Abel Caballero ha construido en torno a sí un sistema feudal. Es el señor de una ciudad amurallada que ha repartido favores entre sus vasallos para ganarse su lealtad. Hijos de concejales han recibido empleos en su entorno próximo. Cuñados, sobrinos, familiares se han beneficiado de contratos, según ha denunciado Carlos Príncipe. La red de vasallaje es extensa. Pero no es nada ilegal, ojo. Cuando colocas de asesor al cuñado de una concejala no vulneras ninguna ley, solo te fumas la democracia. En el entorno de Caballero responden ufanos a las acusaciones: «¡Que vayan a los tribunales!», sabedores de que no hay caso y encantados de demostrar que la ética se la trae al pairo.
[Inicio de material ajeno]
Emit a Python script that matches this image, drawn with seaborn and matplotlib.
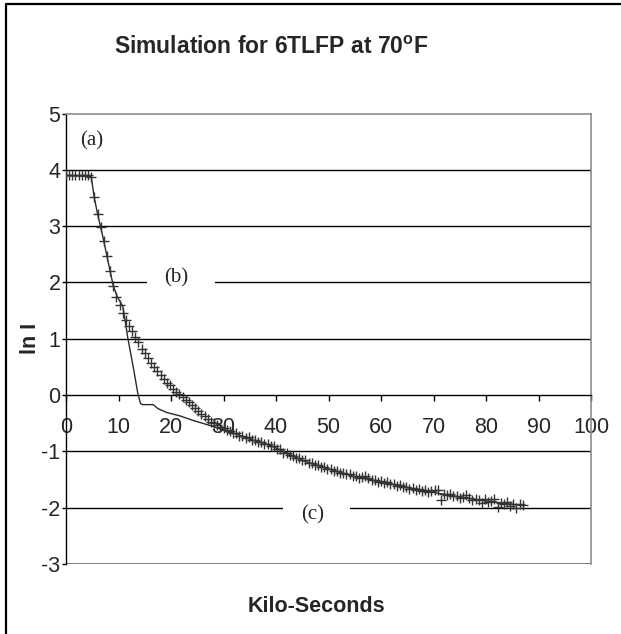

El caso es que estas cosas son un buen termómetro para medir la calidad democrática del país.
Cuando el principal partido de la oposición da ruedas de prensa diarias para advertir de que el apocalipsis se acerca por culpa de Caballero, cuando hasta denuncia baches, pero ante los enchufismos solo responde con una tibieza sonrojante, algo ocurre. ¿Es que el PP tiene miedo de algo?
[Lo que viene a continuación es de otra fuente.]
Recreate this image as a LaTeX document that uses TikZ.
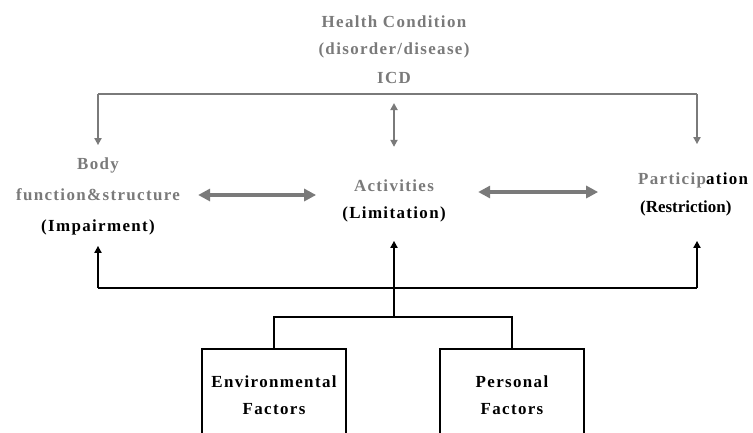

Cuando el BNG pasa directamente del tema, algo ocurre. Si fuera mal pensado, diría que tal vez tenga que ver con el bochornoso pacto que permite al Bloque que todos sus ediles tengan sueldo y, proporcionalmente, más asesores que ningún grupo.
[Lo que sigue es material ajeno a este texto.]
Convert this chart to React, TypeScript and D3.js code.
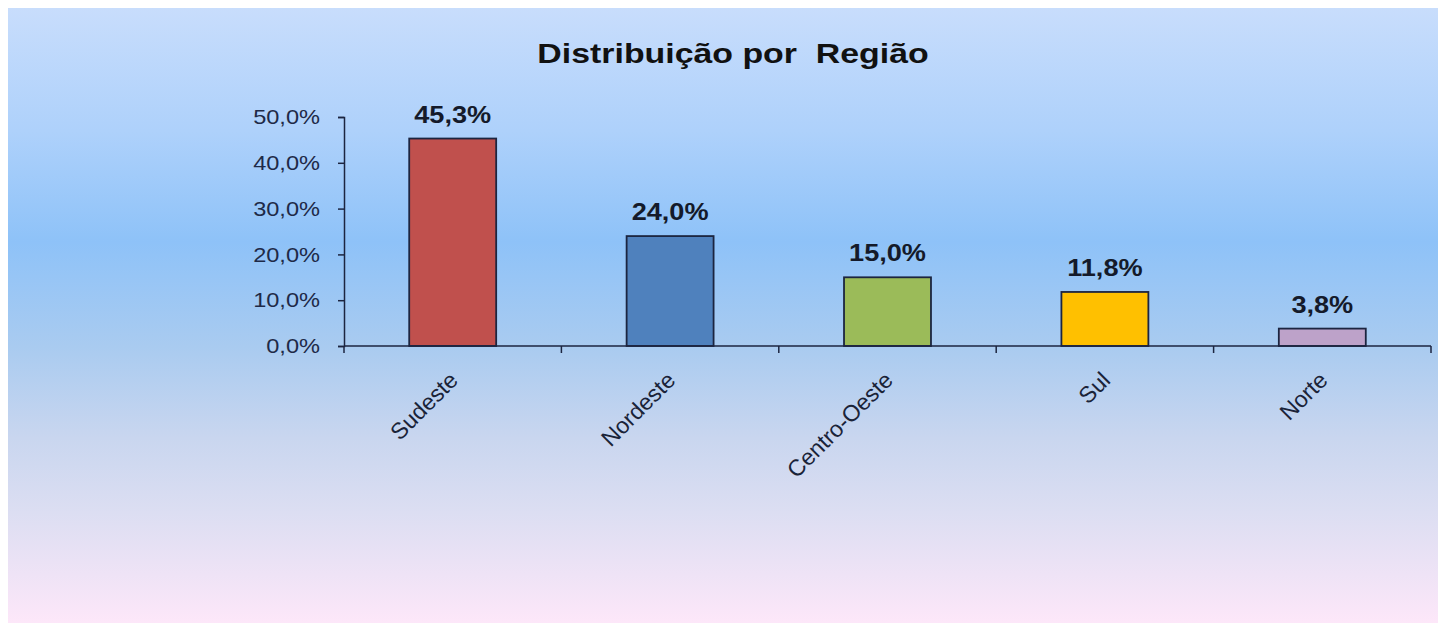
import { useEffect, useRef } from 'react';
import * as d3 from 'd3';

const regions = ['Sudeste', 'Nordeste', 'Centro-Oeste', 'Sul', 'Norte'];
const shares = [45.3, 24.0, 15.0, 11.8, 3.8];
const barColors = ['#c0504d', '#4f81bd', '#9bbb59', '#ffc000', '#bda2c9'];
const yTicks = [0, 10, 20, 30, 40, 50];

const fmt = (v: number) => v.toFixed(1).replace('.', ',') + '%';
const FONT = 'Liberation Sans, Arial, sans-serif';
// the source picture's lettering is a little wider than Liberation Sans
const SX = 1.18;

export default function App() {
  const svgRef = useRef<SVGSVGElement>(null);
  const width = 1438;
  const height = 623;

  useEffect(() => {
    if (!svgRef.current) return;
    const svg = d3.select(svgRef.current);
    svg.selectAll('*').remove();

    // background gradient
    const defs = svg.append('defs');
    const grad = defs.append('linearGradient')
      .attr('id', 'bg')
      .attr('x1', 0).attr('y1', 0).attr('x2', 0).attr('y2', 1);
    [
      [0, '#c8ddfc'],
      [0.2, '#aed1fb'],
      [0.38, '#8ec2f8'],
      [0.55, '#a9cbf0'],
      [0.7, '#c9d6ef'],
      [0.82, '#dcdef2'],
      [1, '#fde7f9'],
    ].forEach(([o, c]) => grad.append('stop').attr('offset', o as number).attr('stop-color', c as string));

    svg.append('rect').attr('width', width).attr('height', height).attr('fill', '#ffffff');
    svg.append('rect')
      .attr('x', 8).attr('y', 8)
      .attr('width', width - 8).attr('height', height - 8)
      .attr('fill', 'url(#bg)');

    const left = 344;
    const right = 1431;
    const top = 117;
    const bottom = 346;
    const ink = '#1c2540';

    const x = d3.scaleBand<string>()
      .domain(regions)
      .range([left, right])
      .paddingInner(0.6)
      .paddingOuter(0.3);

    const y = d3.scaleLinear()
      .domain([0, 50])
      .range([bottom, top]);

    // title
    svg.append('text')
      .attr('transform', `translate(733,63) scale(1.21,1)`)
      .attr('text-anchor', 'middle')
      .attr('font-family', FONT)
      .attr('font-weight', 'bold')
      .attr('font-size', 28)
      .attr('fill', '#111111')
      .style('white-space', 'pre')
      .text('Distribuição por  Região');

    // y axis
    const yAxis = svg.append('g')
      .attr('transform', `translate(${left},0)`)
      .call(d3.axisLeft(y).tickValues(yTicks).tickSize(6).tickFormat(() => ''));
    yAxis.select('.domain').attr('stroke', ink).attr('stroke-width', 1.5);
    yAxis.selectAll('.tick line').attr('stroke', ink).attr('stroke-width', 1.5);

    yTicks.forEach(t => {
      svg.append('text')
        .attr('transform', `translate(320,${y(t)}) scale(${SX},1)`)
        .attr('text-anchor', 'end')
        .attr('dy', '0.36em')
        .attr('font-family', FONT)
        .attr('font-size', 20)
        .attr('fill', '#1e2a48')
        .text(fmt(t));
    });

    // bars
    regions.forEach((r, i) => {
      svg.append('rect')
        .attr('x', x(r)!)
        .attr('y', y(shares[i]))
        .attr('width', x.bandwidth())
        .attr('height', y(0) - y(shares[i]))
        .attr('fill', barColors[i])
        .attr('stroke', ink)
        .attr('stroke-width', 1.8);

      svg.append('text')
        .attr('transform', `translate(${x(r)! + x.bandwidth() / 2},${y(shares[i]) - 16}) scale(${SX},1)`)
        .attr('text-anchor', 'middle')
        .attr('font-family', FONT)
        .attr('font-weight', 'bold')
        .attr('font-size', 23)
        .attr('fill', '#141a2a')
        .text(fmt(shares[i]));
    });

    // x axis
    const step = (right - left) / regions.length;
    const xAxis = svg.append('g');
    xAxis.append('line')
      .attr('x1', left).attr('x2', right)
      .attr('y1', bottom).attr('y2', bottom)
      .attr('stroke', ink).attr('stroke-width', 1.5);
    d3.range(regions.length + 1).forEach(i => {
      xAxis.append('line')
        .attr('x1', left + step * i).attr('x2', left + step * i)
        .attr('y1', bottom).attr('y2', bottom + 7)
        .attr('stroke', ink).attr('stroke-width', 1.5);
    });

    regions.forEach(r => {
      const cx = x(r)! + x.bandwidth() / 2 + 1;
      svg.append('text')
        .attr('transform', `translate(${cx},${bottom + 30}) rotate(-45)`)
        .attr('text-anchor', 'end')
        .attr('dy', '0.35em')
        .attr('font-family', FONT)
        .attr('font-size', 23)
        .attr('fill', '#1a2338')
        .text(r);
    });
  }, []);

  return (
    <svg
      ref={svgRef}
      width={width}
      height={height}
      style={{ position: 'absolute', left: 0, top: 0, display: 'block' }}
    />
  );
}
Cuando el jefe del PSOE en Galicia reduce todo a lo que él llama «una cuestión interna», a pesar de que hablamos del uso de dinero público, algo ocurre.
Cuando todos los que hacían cruces, y con razón, con las baltaradas ahora miran al aire y silban, algo ocurre.
Y cuando ante las evidencias de la telaraña feudal buena parte de la sociedad desoye, asume o consiente, algo ocurre: que no somos ciudadanos, sino súbditos. Somos vasallos.